By Senior Officer Larry Jacobs
Crime Prevention Division, SSPD
No one ever thinks they will be the victim of a crime, but supplying the police with an accurate description of an assailant could mean the return of your property and the arrest of the criminal.
It’s not unusual for the victim to be so stunned or so frightened that they don’t notice what the attacker looks like. The next time you’re walking down the street or heading into the grocery store, glance at a person walking towards you, then look away.
Without looking at them again, can you describe their clothes? Now turn-around and see how accurate you were. What did you miss? Practice describing the people you see every day, and as you get better, add more details. What shape are their face, nose, and eyes? What color is their hair? Do they have any tattoos?
Learning to notice and describe people will help you give a good description of an assailant if you’re ever the victim, or witness of a crime.
Here are some other suggestions for ways to protect yourself.
Know your destination and route.
Plan ahead so that when you walk you are very visible to other people. This means that if you must walk alone; choose open, well-lit, and well-traveled areas.
Avoid taking shortcuts through deserted areas such as parks, playgrounds and vacant lots.
Avoid dark corners, alleys and entrances to buildings. Crooks don’t like to strike where eyewitnesses can provide the police with a detailed account.
The buddy system works best. It makes a person less likely to be targeted by a would-be criminal. If something does happen, you have a better chance of getting help.
Leave your purse at home, if possible. If you must carry one, carry the smallest one you have, hold it firmly, close to your body. Purse-snatchers prefer to grab from behind. Or, instead of a purse, get a “fanny pack.”
If you walk or jog at night, consider getting a dog that can accompany you. Criminal offenders often say that a dog is one of the most effective crime deterrents.
If you work late hours, arrange to leave at the same time as a co-worker. Try to avoid parking far away from your work site. Be aware of your surroundings at all times by making eye contact with passers-by and glancing occasionally behind you. This type of “body language” will make you less attractive to a prospective mugger.

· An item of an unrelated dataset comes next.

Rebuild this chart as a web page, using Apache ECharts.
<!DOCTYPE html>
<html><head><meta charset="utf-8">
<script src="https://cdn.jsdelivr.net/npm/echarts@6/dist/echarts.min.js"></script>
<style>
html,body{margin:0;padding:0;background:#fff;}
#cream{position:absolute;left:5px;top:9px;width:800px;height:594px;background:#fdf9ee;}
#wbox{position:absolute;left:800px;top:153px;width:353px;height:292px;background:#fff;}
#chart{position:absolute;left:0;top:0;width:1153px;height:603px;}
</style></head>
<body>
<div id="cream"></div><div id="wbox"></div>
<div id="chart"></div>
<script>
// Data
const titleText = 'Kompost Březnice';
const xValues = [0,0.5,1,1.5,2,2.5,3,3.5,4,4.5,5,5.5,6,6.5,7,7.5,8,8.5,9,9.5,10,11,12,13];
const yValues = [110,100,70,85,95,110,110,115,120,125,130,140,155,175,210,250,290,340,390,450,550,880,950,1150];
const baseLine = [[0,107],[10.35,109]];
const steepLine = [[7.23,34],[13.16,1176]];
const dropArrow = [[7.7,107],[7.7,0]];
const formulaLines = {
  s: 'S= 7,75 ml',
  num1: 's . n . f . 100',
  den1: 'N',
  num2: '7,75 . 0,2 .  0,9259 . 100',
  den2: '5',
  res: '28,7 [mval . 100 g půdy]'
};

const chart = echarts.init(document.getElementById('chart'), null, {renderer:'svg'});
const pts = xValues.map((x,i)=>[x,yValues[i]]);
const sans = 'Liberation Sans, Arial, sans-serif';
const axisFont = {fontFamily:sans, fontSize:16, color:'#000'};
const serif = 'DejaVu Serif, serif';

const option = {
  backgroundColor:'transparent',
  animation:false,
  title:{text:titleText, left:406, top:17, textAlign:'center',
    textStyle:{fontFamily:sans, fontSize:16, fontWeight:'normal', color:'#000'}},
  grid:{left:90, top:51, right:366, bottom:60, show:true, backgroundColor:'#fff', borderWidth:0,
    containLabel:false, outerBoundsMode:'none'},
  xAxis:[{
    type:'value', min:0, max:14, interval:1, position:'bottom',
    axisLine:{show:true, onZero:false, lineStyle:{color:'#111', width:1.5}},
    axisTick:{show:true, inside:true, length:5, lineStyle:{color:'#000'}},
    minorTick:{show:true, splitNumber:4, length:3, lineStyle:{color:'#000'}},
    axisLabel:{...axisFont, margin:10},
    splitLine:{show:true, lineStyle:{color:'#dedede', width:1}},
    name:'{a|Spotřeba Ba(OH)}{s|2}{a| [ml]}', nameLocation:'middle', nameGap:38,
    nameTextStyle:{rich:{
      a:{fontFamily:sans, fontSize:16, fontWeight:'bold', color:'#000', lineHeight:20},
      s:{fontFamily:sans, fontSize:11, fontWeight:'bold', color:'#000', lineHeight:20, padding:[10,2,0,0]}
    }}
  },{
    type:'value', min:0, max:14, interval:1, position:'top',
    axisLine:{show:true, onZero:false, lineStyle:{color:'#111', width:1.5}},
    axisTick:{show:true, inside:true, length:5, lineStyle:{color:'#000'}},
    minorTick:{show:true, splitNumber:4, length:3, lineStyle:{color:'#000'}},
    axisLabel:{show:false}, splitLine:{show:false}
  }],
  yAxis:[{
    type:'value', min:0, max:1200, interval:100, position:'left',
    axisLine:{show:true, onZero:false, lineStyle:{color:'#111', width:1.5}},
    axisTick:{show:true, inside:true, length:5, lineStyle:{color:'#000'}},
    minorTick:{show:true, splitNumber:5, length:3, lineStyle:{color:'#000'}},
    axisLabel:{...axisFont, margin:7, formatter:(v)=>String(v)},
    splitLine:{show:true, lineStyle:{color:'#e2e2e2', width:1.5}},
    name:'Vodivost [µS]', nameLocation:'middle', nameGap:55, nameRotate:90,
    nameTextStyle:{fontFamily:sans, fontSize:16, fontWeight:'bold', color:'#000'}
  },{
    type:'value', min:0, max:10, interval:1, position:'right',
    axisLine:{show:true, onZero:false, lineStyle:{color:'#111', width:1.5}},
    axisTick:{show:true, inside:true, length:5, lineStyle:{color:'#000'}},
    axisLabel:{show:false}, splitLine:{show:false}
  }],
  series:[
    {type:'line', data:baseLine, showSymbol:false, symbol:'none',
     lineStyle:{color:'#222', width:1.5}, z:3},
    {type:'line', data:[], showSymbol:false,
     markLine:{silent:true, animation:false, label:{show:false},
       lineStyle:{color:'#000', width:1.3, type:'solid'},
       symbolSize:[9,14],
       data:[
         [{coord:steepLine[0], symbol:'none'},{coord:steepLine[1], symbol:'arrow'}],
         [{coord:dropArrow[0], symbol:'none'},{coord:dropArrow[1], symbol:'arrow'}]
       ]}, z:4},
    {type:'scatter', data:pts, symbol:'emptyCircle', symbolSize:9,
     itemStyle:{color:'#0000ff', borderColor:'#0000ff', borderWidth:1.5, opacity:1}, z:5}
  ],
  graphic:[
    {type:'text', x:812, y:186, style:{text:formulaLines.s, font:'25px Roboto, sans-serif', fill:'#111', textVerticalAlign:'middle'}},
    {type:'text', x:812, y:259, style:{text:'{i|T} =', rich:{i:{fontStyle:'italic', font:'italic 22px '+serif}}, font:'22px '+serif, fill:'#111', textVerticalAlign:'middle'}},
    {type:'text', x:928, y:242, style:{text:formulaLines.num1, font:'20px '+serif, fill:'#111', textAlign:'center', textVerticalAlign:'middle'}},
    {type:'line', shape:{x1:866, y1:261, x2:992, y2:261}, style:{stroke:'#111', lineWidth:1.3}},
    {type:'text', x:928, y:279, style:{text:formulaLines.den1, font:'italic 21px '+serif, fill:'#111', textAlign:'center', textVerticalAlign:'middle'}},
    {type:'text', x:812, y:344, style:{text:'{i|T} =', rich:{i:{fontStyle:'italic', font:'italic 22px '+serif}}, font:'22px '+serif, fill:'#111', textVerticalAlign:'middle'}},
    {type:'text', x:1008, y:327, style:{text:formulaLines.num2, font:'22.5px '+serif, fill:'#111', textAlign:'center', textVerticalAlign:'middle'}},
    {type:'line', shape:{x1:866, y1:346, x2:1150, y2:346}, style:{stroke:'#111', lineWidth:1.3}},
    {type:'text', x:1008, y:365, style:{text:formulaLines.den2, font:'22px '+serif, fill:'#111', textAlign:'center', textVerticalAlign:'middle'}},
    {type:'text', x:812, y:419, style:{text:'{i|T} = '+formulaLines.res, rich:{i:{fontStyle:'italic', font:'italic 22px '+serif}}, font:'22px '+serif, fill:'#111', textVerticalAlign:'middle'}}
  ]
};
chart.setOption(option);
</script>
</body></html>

If you sense that you are being followed, change directions or cross the street. If the person persists, run to the nearest place where you’ll find people.
If someone asks directions, maintain a safe distance.
Do not allow any strangers to follow you to your doorstep. Go to a public place where you can call the police whenever you feel threatened.
When fleeing from danger, alert others as well as the person posing a threat. Yell “Fire…Fire…Fire!” or activate a personal alarm device.